Back in the mid-nineties Voluntary Service Overseas (VSO), a UK charity, asked its volunteers working in developing countries around the world about the most significant issue confronting people in the communities they were working in. Tourism came top of the list, a year or two later it would have been AIDS. VSO decided to campaign for ethical tourism, and I was asked to join them.
Travelling raises many ethical questions about where and how you travel and about the impacts you have while travelling. As Jost Krippendorf reminded us in his seminal text on the effects of leisure and travel, The Holiday Makers, “Every individual tourist builds up or destroys human values while travelling.” The choices we make about how we travel and the way we behave and interact with local people and other travellers make travel what it is.
Subsequent work with the Association of Independent Tour Operators in the UK revealed that the ethical agenda was too broad to be claimed. How would an operator claiming to be ethical, respond to a challenge about why they placed guests in accommodation that served meat, or how could any travel to a country with a poor human right record be justified. From the dialogue with operators, the concept of Responsible Tourism gained traction.
Responsibility can be understood as applied ethics. It is as relevant in business as it is to the choices we make in family life and in our leisure activity, including our travel and holidays. Few of us, probably no one, can be responsible, in an absolute sense, in every aspect of our lives. We choose the things we will take responsibility for in the society in which we live.
Doing tourism business responsibly starts with looking at the impacts of the enterprise, economic, social and environment, and the issues which arise in the neighbourhood—then deciding which of those issues can be addressed through the particular tourism business. Climate change driven by our carbon emissions is a clear and present danger. Greenhouse gasses are accumulating in our atmosphere and making our planet inhospitable for us and other species.

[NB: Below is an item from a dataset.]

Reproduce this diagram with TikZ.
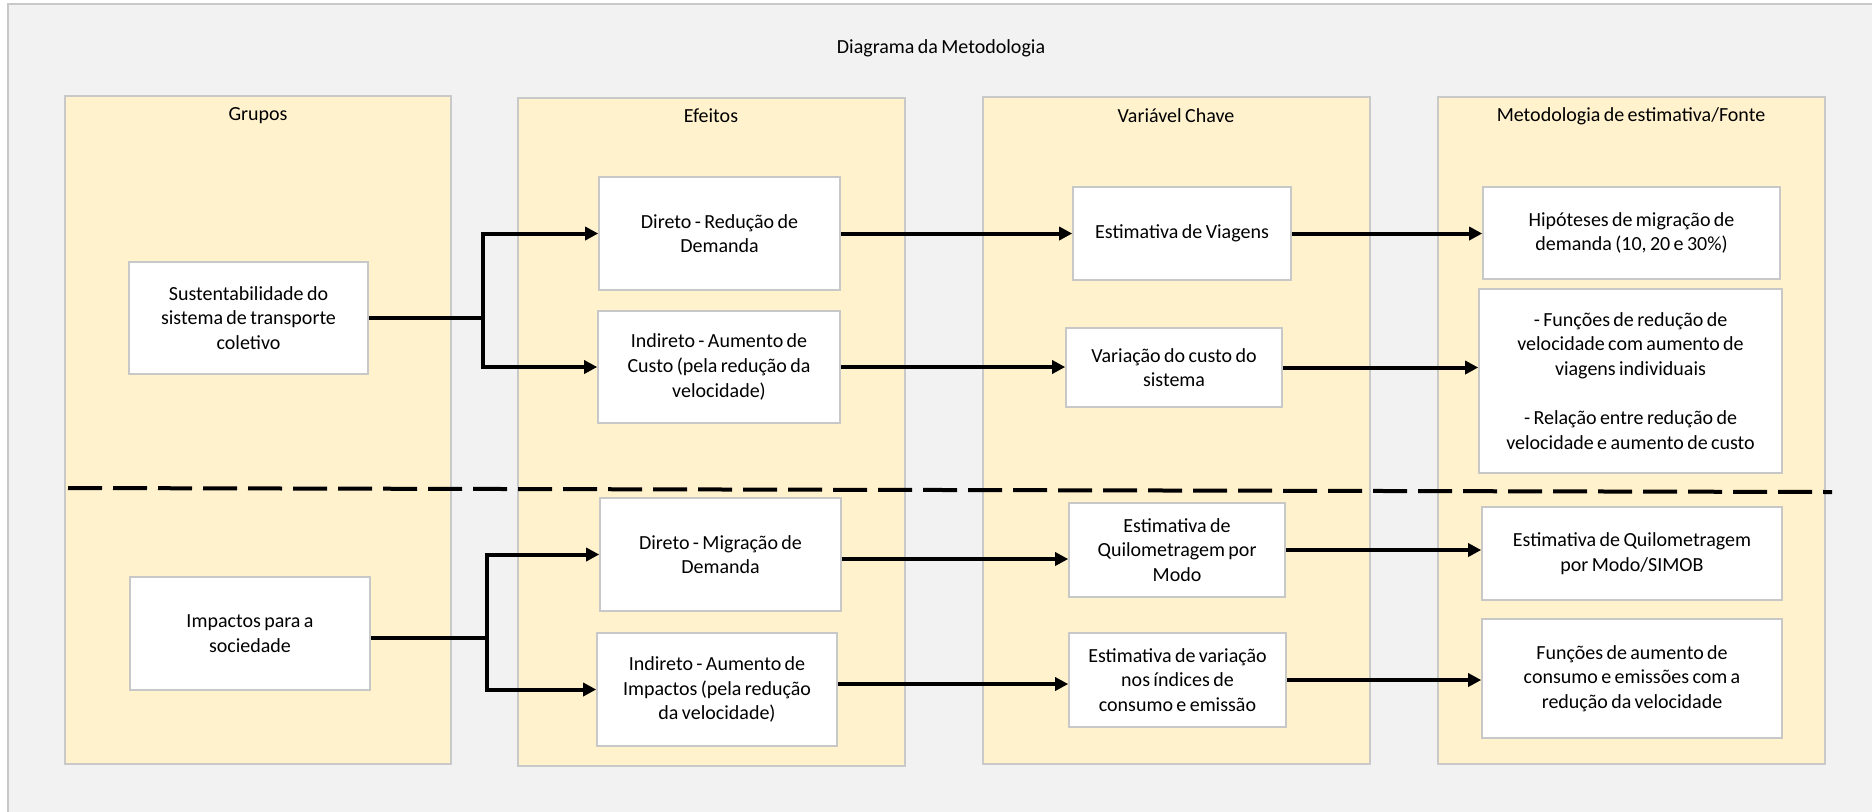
\documentclass[tikz,border=0pt]{standalone}
\usepackage{fontspec}
\setmainfont[WordSpace=0.75]{Carlito}
\usetikzlibrary{arrows.meta}
\definecolor{bgc}{HTML}{F2F2F2}
\definecolor{framec}{HTML}{C8C8C8}
\definecolor{panelc}{HTML}{FFF2CC}
\definecolor{panelb}{HTML}{C9C9C9}
\definecolor{boxb}{HTML}{C8C8C8}
\tikzset{
  panel/.style={fill=panelc, draw=panelb, line width=0.75pt},
  wbox/.style={draw=boxb, fill=white, line width=0.8pt, align=center, inner sep=1pt,
    font=\fontsize{10pt}{12.3pt}\selectfont},
  hdr/.style={font=\fontsize{10pt}{12pt}\selectfont, inner sep=0pt},
  conn/.style={line width=2pt, -{Triangle[length=6.5pt,width=6.5pt]}},
  plainline/.style={line width=2pt},
  sepline/.style={line width=2pt, dash pattern=on 17pt off 5.5pt},
}
\begin{document}
\begin{tikzpicture}[x=0.5pt,y=-0.5pt]
\useasboundingbox (0,0) rectangle (1872,811);
\clip (0,0) rectangle (1872,811);
\fill[white] (0,0) rectangle (1872,811);
\draw[fill=bgc, draw=framec, line width=0.75pt] (8,4) rectangle (1900,840);

% title
\node[hdr] (title) at (941,48) {Diagrama da Metodologia};

% panels
\draw[panel] (65,96) rectangle (451,764);
\draw[panel] (518,98) rectangle (905,766);
\draw[panel] (983,97) rectangle (1370,764);
\draw[panel] (1438,97) rectangle (1825,764);
\node[hdr] (hG) at (258,116) {Grupos};
\node[hdr] (hE) at (711,116) {Efeitos};
\node[hdr] (hV) at (1176,116) {Variável Chave};
\node[hdr] (hM) at (1631,116) {Metodologia de estimativa/Fonte};

% boxes
\node[wbox, minimum width=119.5pt, minimum height=56pt] (S) at (248.5,318)
  {Sustentabilidade do\\sistema de transporte\\coletivo};
\node[wbox, minimum width=120pt, minimum height=56.5pt] (I) at (250,633.5)
  {Impactos para a\\sociedade};

\node[wbox, minimum width=120.5pt, minimum height=56.5pt] (E1) at (719.5,233.5)
  {Direto - Redução de\\Demanda};
\node[wbox, minimum width=121pt, minimum height=56pt] (E2) at (719,367)
  {Indireto - Aumento de\\Custo (pela redução da\\velocidade)};
\node[wbox, minimum width=120.5pt, minimum height=56.5pt] (E3) at (720.5,554.5)
  {Direto - Migração de\\Demanda};
\node[wbox, minimum width=120pt, minimum height=56.5pt] (E4) at (717,689.5)
  {Indireto - Aumento de\\Impactos (pela redução\\da velocidade)};

\node[wbox, minimum width=109pt, minimum height=46.5pt] (V1) at (1182,233.5)
  {Estimativa de Viagens};
\node[wbox, minimum width=108pt, minimum height=39.5pt] (V2) at (1174,367.5)
  {Variação do custo do\\sistema};
\node[wbox, minimum width=108pt, minimum height=47pt] (V3) at (1177,550)
  {Estimativa de\\Quilometragem por\\Modo};
\node[wbox, minimum width=108.5pt, minimum height=47pt] (V4) at (1177.5,680)
  {Estimativa de variação\\nos índices de\\consumo e emissão};

\node[wbox, minimum width=148.5pt, minimum height=46pt] (M1) at (1631.5,233)
  {Hipóteses de migração de\\demanda (10, 20 e 30\%)};
\node[wbox, minimum width=151.5pt, minimum height=92pt] (M2) at (1630.5,381)
  {- Funções de redução de\\velocidade com aumento de\\viagens individuais\\[12.3pt]- Relação entre redução de\\velocidade e aumento de custo};
\node[wbox, minimum width=150pt, minimum height=46.5pt] (M3) at (1632,553.5)
  {Estimativa de Quilometragem\\por Modo/SIMOB};
\node[wbox, minimum width=150pt, minimum height=59.5pt] (M4) at (1632,678.5)
  {Funções de aumento de\\consumo e emissões com a\\redução da velocidade};

% connectors, upper group
\coordinate (j1) at (483,318);
\draw[plainline] (S.east) -- (j1);
\draw[conn] (j1) |- (E1.west);
\draw[conn] (j1) |- (E2.west);
\draw[conn] (E1.east) -- (V1.west);
\draw[conn] (E2.east) -- (E2.east -| V2.west);
\draw[conn] (V1.east) -- (V1.east -| M1.west);
\draw[conn] (V2.east) -- (V2.east -| M2.west);

% connectors, lower group
\coordinate (j2) at (487,638);
\coordinate (y559) at (0,559);
\coordinate (y684) at (0,684);
\draw[plainline] (I.east |- j2) -- (j2);
\draw[conn] (j2) |- (E3.west);
\draw[conn] (j2) |- (E4.west);
\draw[conn] (E3.east |- y559) -- (V3.west |- y559);
\draw[conn] (E4.east |- y684) -- (V4.west |- y684);
\draw[conn] (V3.east) -- (V3.east -| M3.west);
\draw[conn] (V4.east) -- (V4.east -| M4.west);

% separator
\coordinate (sA) at (68,488);
\coordinate (sB) at (1832,492);
\draw[sepline] (sA) -- (sB);
\end{tikzpicture}
\end{document}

As part of the series of interviews, we have been curating on decarbonising aviation we interviewed Dr David Suzuki. David is the closest North America has to a David Attenborough, with a television series, the nature of things, on CBC; and the David Suzuki Foundation with a mission to protect nature’s diversity and the well-being of all life, now and for the future.
He makes an impassioned plea for decarbonising aviation
David passionately argues that by contributing to changing our planet’s atmosphere and environment, we imperil the future of our planet, our species and our children.
Politicians from the right rail against the debt burden we may impose on our children through borrowing while turning a blind eye, or denying, our responsibility for bequeathing global warming to our children and their children. For sure, it will be easier for them to deal with the financial debt than it will be for them to survive climate change. Our failure to decarbonise now imperils their future.